CEELM: How often do you get home? Do you have any plans to move back to South Africa?
Liesel: Over the past nine years I have been home at least once a year, but now that my parents have left South Africa to join my sister in Australia, I won’t be traveling back much. The political, economic, and socio-economic climate is not ideal, and my family and many friends have been affected by crime to the point where I don’t see myself moving back.
CEELM: Outside of Austria, which CEE country do you enjoy visiting the most, and why?
Liesel: That is a tough one. Probably Hungary or the Czech Republic. I still have so many friends in Budapest and visit there every other month. I love the ruin pubs and love cycling along the Danube. Prague was also home for some time, so I have a soft spot for that magical city.
CEELM: What’s your favorite place to take visitors in Vienna?

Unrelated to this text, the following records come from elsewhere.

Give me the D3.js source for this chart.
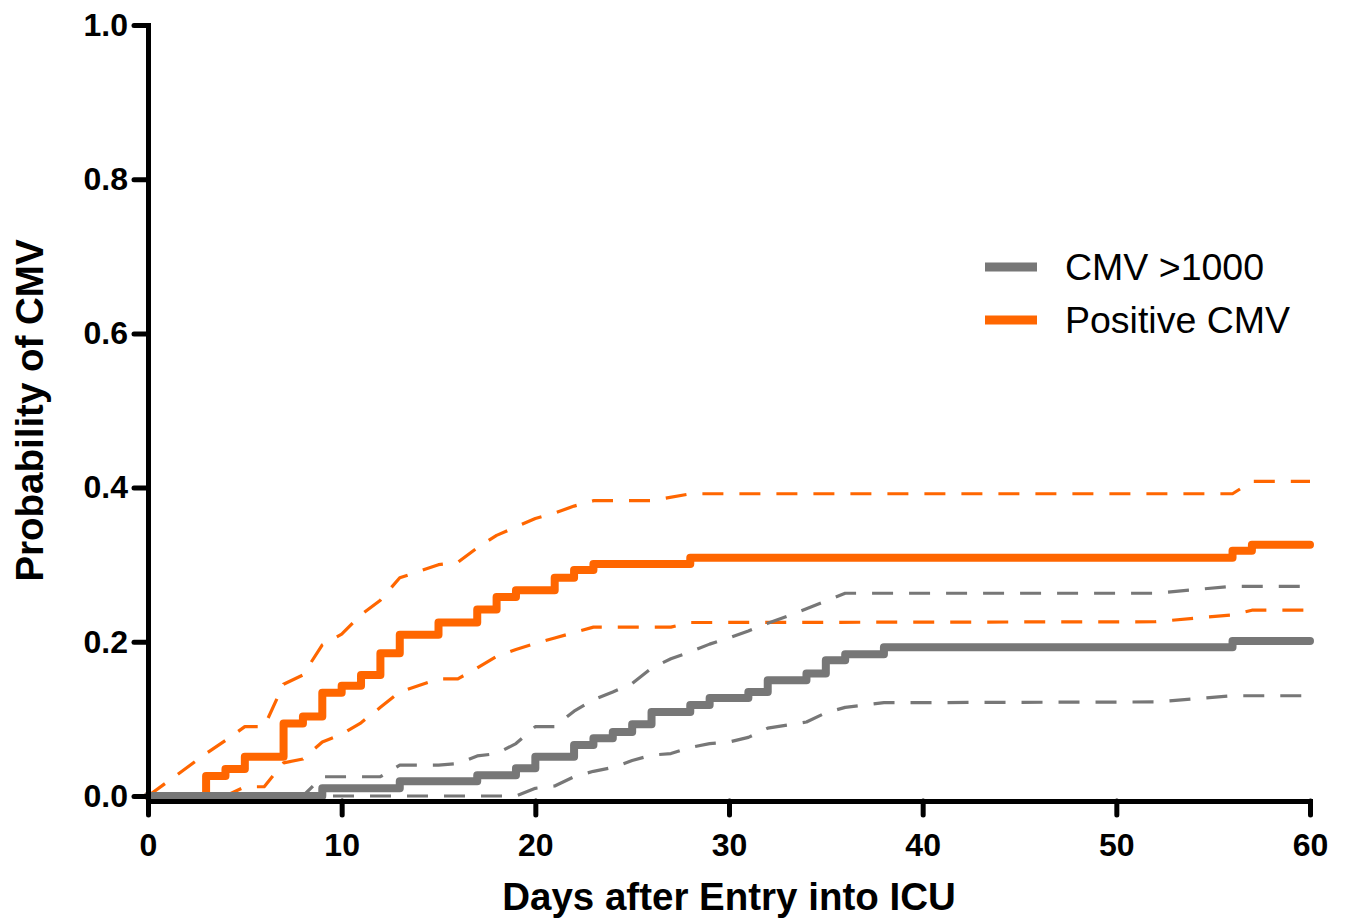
<!DOCTYPE html>
<html>
<head>
<meta charset="utf-8">
<script src="https://cdn.jsdelivr.net/npm/d3@7"></script>
<style>
  body { margin: 0; background: #fff; }
  svg text { font-family: 'Liberation Sans', Arial, sans-serif; }
</style>
</head>
<body>
<svg id="drawing_region"></svg>
<script>
// [day, probability] pairs
const positive_km = [[0,0],[3,0.026],[4,0.035],[5,0.051],[7,0.094],[8,0.103],[9,0.134],[10,0.143],[11,0.157],[12,0.185],[13,0.209],[15,0.225],[17,0.242],[18,0.258],[19,0.267],[21,0.283],[22,0.293],[23,0.301],[28,0.309],[56,0.318],[57,0.326],[60,0.326]];
const positive_upper = [[0,0],[3,0.055],[4,0.072],[5,0.09],[6,0.09],[7,0.145],[8,0.157],[9,0.196],[10,0.21],[11,0.235],[12,0.254],[13,0.283],[15,0.3],[16,0.303],[17,0.322],[18,0.338],[19,0.349],[20,0.36],[21,0.367],[22,0.376],[23,0.383],[26,0.383],[28,0.392],[56,0.392],[57,0.408],[60,0.408]];
const positive_lower = [[0,0],[4,0],[5,0.012],[6,0.012],[7,0.043],[8,0.048],[9,0.07],[10,0.08],[11,0.095],[12,0.115],[13,0.135],[15,0.152],[16,0.152],[17,0.166],[18,0.181],[19,0.19],[20,0.198],[21,0.205],[22,0.212],[23,0.219],[27,0.219],[28,0.225],[52,0.226],[56,0.235],[57,0.241],[60,0.241]];

const high_km = [[0,0],[9,0.01],[13,0.019],[17,0.027],[19,0.036],[20,0.051],[22,0.066],[23,0.075],[24,0.083],[25,0.093],[26,0.109],[28,0.118],[29,0.127],[31,0.135],[32,0.15],[34,0.159],[35,0.176],[36,0.184],[38,0.193],[56,0.201],[60,0.201]];
const high_upper = [[0,0],[8,0],[9,0.025],[12,0.025],[13,0.04],[15,0.04],[16,0.042],[17,0.052],[18,0.055],[19,0.068],[20,0.09],[21,0.09],[22,0.11],[23,0.125],[24,0.135],[25,0.146],[26,0.166],[27,0.178],[28,0.187],[29,0.197],[30,0.205],[31,0.214],[32,0.224],[33,0.233],[34,0.243],[35,0.253],[36,0.263],[52,0.263],[56,0.272],[60,0.272]];
const high_lower = [[0,0],[19,0],[20,0.01],[21,0.013],[22,0.025],[23,0.032],[24,0.037],[25,0.046],[26,0.053],[27,0.055],[28,0.063],[29,0.068],[30,0.07],[31,0.076],[32,0.088],[33,0.092],[34,0.096],[35,0.108],[36,0.115],[38,0.121],[52,0.122],[56,0.13],[60,0.13]];

const series_names = ['CMV >1000', 'Positive CMV'];
const series_colors = ['#777777', '#ff6600'];
const x_ticks = [0, 10, 20, 30, 40, 50, 60];
const y_ticks = [0, 0.2, 0.4, 0.6, 0.8, 1.0];

class KMPlot {

    constructor(config) {
        this.config = {
            parent: config.parent || '#drawing_region',
            width:  config.width  || 1348,
            height: config.height || 923,
            margin: config.margin || { top: 25, right: 38, bottom: 127, left: 148 }
        };
        this.init();
    }

    init() {
        const self = this;

        self.svg = d3.select(self.config.parent)
            .attr('width', self.config.width)
            .attr('height', self.config.height);

        self.chart = self.svg.append('g')
            .attr('transform', `translate(${self.config.margin.left}, ${self.config.margin.top})`);

        self.inner_width  = self.config.width  - self.config.margin.left - self.config.margin.right;
        self.inner_height = self.config.height - self.config.margin.top  - self.config.margin.bottom;

        self.xscale = d3.scaleLinear()
            .domain([0, 60])
            .range([0, self.inner_width]);

        self.yscale = d3.scaleLinear()
            .domain([0, 1])
            .range([self.inner_height, 0]);

        self.xaxis = d3.axisBottom(self.xscale)
            .tickValues(x_ticks)
            .tickSize(14)
            .tickSizeOuter(0)
            .tickPadding(18);

        self.yaxis = d3.axisLeft(self.yscale)
            .tickValues(y_ticks)
            .tickFormat(d3.format('.1f'))
            .tickSize(14)
            .tickSizeOuter(0)
            .tickPadding(6);

        self.lines_group = self.chart.append('g');

        // x axis sits a few pixels below y = 0
        self.xaxis_group = self.chart.append('g')
            .attr('transform', `translate(0, ${self.inner_height + 5})`);
        self.yaxis_group = self.chart.append('g');
    }

    render() {
        const self = this;

        const step = d3.line()
            .x(d => self.xscale(d[0]))
            .y(d => self.yscale(d[1]))
            .curve(d3.curveStepAfter);

        const straight = d3.line()
            .x(d => self.xscale(d[0]))
            .y(d => self.yscale(d[1]));

        const layers = [
            { data: positive_upper, color: series_colors[1], dashed: true },
            { data: positive_lower, color: series_colors[1], dashed: true },
            { data: positive_km,    color: series_colors[1], dashed: false },
            { data: high_upper,     color: series_colors[0], dashed: true },
            { data: high_lower,     color: series_colors[0], dashed: true },
            { data: high_km,        color: series_colors[0], dashed: false }
        ];

        self.lines_group.selectAll('path')
            .data(layers)
            .join('path')
            .attr('d', d => d.dashed ? straight(d.data) : step(d.data))
            .attr('fill', 'none')
            .attr('stroke', d => d.color)
            .attr('stroke-width', d => d.dashed ? 3.2 : 8)
            .attr('stroke-dasharray', d => d.dashed ? '21,16' : null)
            .attr('stroke-linejoin', 'round')
            .attr('stroke-linecap', d => d.dashed ? 'butt' : 'round');

        self.xaxis_group.call(self.xaxis);
        self.yaxis_group.call(self.yaxis);

        [self.xaxis_group, self.yaxis_group].forEach(g => {
            g.select('.domain').attr('stroke', '#000').attr('stroke-width', 5).attr('stroke-linecap', 'square');
            g.selectAll('.tick line').attr('stroke', '#000').attr('stroke-width', 5).attr('stroke-linecap', 'round');
            g.selectAll('.tick text')
                .attr('fill', '#000')
                .style('font-size', '32px')
                .style('font-weight', 'bold')
                .style('font-family', "'Liberation Sans', Arial, sans-serif");
        });

        // axis titles
        self.svg.append('text')
            .attr('x', self.config.margin.left + self.inner_width / 2)
            .attr('y', 910)
            .attr('text-anchor', 'middle')
            .style('font-size', '38.5px')
            .style('font-weight', 'bold')
            .text('Days after Entry into ICU');

        self.svg.append('text')
            .attr('transform', `translate(43, ${self.config.margin.top + self.inner_height / 2}) rotate(-90)`)
            .attr('text-anchor', 'middle')
            .style('font-size', '38.5px')
            .style('font-weight', 'bold')
            .text('Probability of CMV');

        // legend
        const legend = self.svg.append('g')
            .attr('transform', 'translate(985, 267)');

        const items = legend.selectAll('g')
            .data(series_names)
            .join('g')
            .attr('transform', (d, i) => `translate(0, ${i * 53})`);

        items.append('line')
            .attr('x1', 0).attr('x2', 52)
            .attr('stroke', (d, i) => series_colors[i])
            .attr('stroke-width', 9);

        items.append('text')
            .attr('x', 80)
            .attr('y', 13)
            .style('font-size', '37.5px')
            .text(d => d);
    }
}

const plot = new KMPlot({ parent: '#drawing_region', width: 1348, height: 923 });
plot.render();
</script>
</body>
</html>
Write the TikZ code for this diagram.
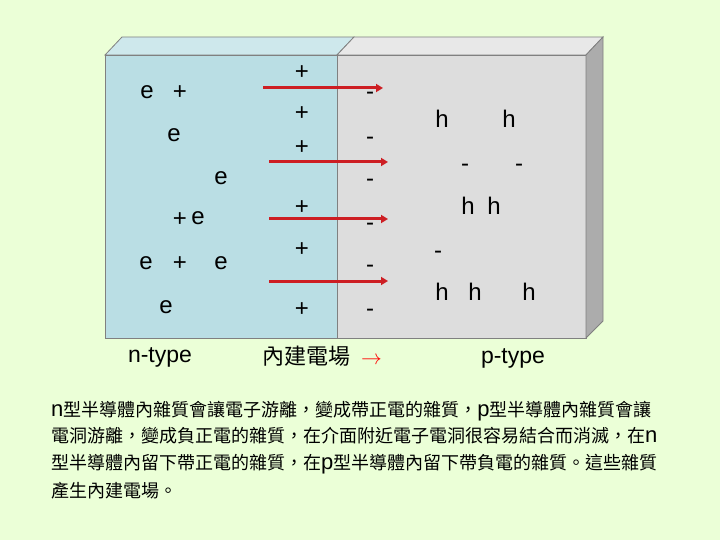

Liesel: Oh, there are so many! Naschmarkt for a good Turkish breakfast or brunch, followed by the Albertina, is a favorite. In summer there are great vineyards barely outside the city, and all year long there are fantastic restaurants and cafes around every corner. I love Miznon, which has delicious Israeli cuisine and is in the heart of Vienna – I always take guests there for a quick informal bite to eat. I have to pinch myself when I think that I actually live in this incredible city. It is beautiful and is slowly starting to feel like home. When I look back at my life, I can only smile. The trajectory has been so different from what I had planned or could have expected – but it has taken me to an infinitely better place in so many respects.